Chay Yew has directed extensively around the country including at The Public Theater, New York Theatre Workshop, Humana Festival/Actors Theatre of Louisville, The Kennedy Center, Mark Taper Forum, Goodman Theatre, Oregon Shakespeare Festival, National Asian American Theatre Company, Gala Hispanic Theatre, Singapore Repertory Theatre, Theatre Rhinoceros, and the Smithsonian Institute, among others.  His opera credits include the world premieres of Osvaldo Golijov and David Henry Hwang’s Ainadamar (co-production - Tanglewood Music Center, Lincoln Center, Los Angeles Philharmonic) and Rob Zuidam’s Rage d’Amors (Tanglewood).  Chay is a recipient of the OBIE Award and Dramalogue Award for Direction.  As a playwright, his plays include Porcelain, A Language of Their Own, Red, A Beautiful Country, Wonderland, Question 27 Question 28, A Distant Shore, and 17; adaptations including A Winter People (based The Cherry Orchard) and Lorca's The House of Bernarda Alba; and a musical, Long Season.  He is the recipient of the London Fringe Award for Best Playwright and Best Play, a GLAAD Media Award, the Asian Pacific Gays and Friends’ Community Visibility Award, and the Made in America Award.  His plays published by Grove Press were nominated for a Lambda Literary Award, and he is presently editing a new anthology of Asian American plays, Version 3.0, for TCG Publications.
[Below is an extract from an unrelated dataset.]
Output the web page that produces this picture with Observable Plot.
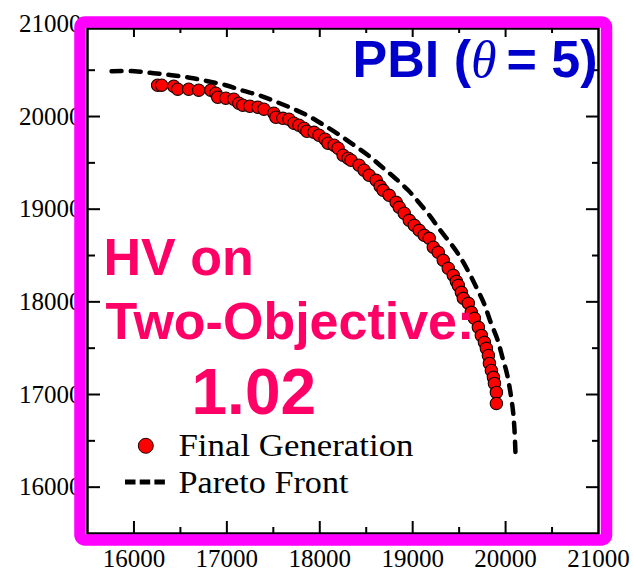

Chay is under commission from Oregon Shakespeare Festival and Writer’s Theatre.  His new play, Visible Cities, will be produced by the Napoli Teatro Festival and Singapore Arts Festival in May 2009.

The design team for Antebellum includes Tony Cisek (Set Design), Valerie St. Pierre Smith (Costume Design), Colin K. Bills (Lighting Design), Matthew M. Nielson (Sound Design) and Jennifer Sheetz (Properties).

Now in its 29th Season, Woolly Mammoth Theatre Company continues to hold its place at theatre’s leading edge. Under the leadership of Artistic Director Howard Shalwitz and Managing Director Jeffrey Herrmann, Woolly Mammoth is acknowledged as “Washington’s most daring theatre company” (The New York Times), as a regional and national leader in the development of new plays, and as one of the best known and most influential small theatres in America.  Woolly Mammoth has gained this reputation by holding fast to its unique mission: 

…to ignite an explosive engagement between theatre artists and the community by developing, producing and promoting new plays that explore the edges of theatrical style and human experience, and by implementing new ways to use the artistry of theatre to serve the people of Greater Washington, DC.  

Woolly Mammoth Theatre Company is a member of the National New Play Network, Theatre Communications Group, The League of Washington Theatres, and The Cultural Alliance of Greater Washington, and a participant in the A-ha! Program: Think it, Do it, funded by MetLife and administered by Theatre Communications Group, the national organization for the American theatre.  The Theatre’s programs are supported in part by The National Endowment for the Arts, the D.C. Commission on the Arts and Humanities and the National Capital Arts and Cultural Affairs Program/United States Commission of Fine Arts.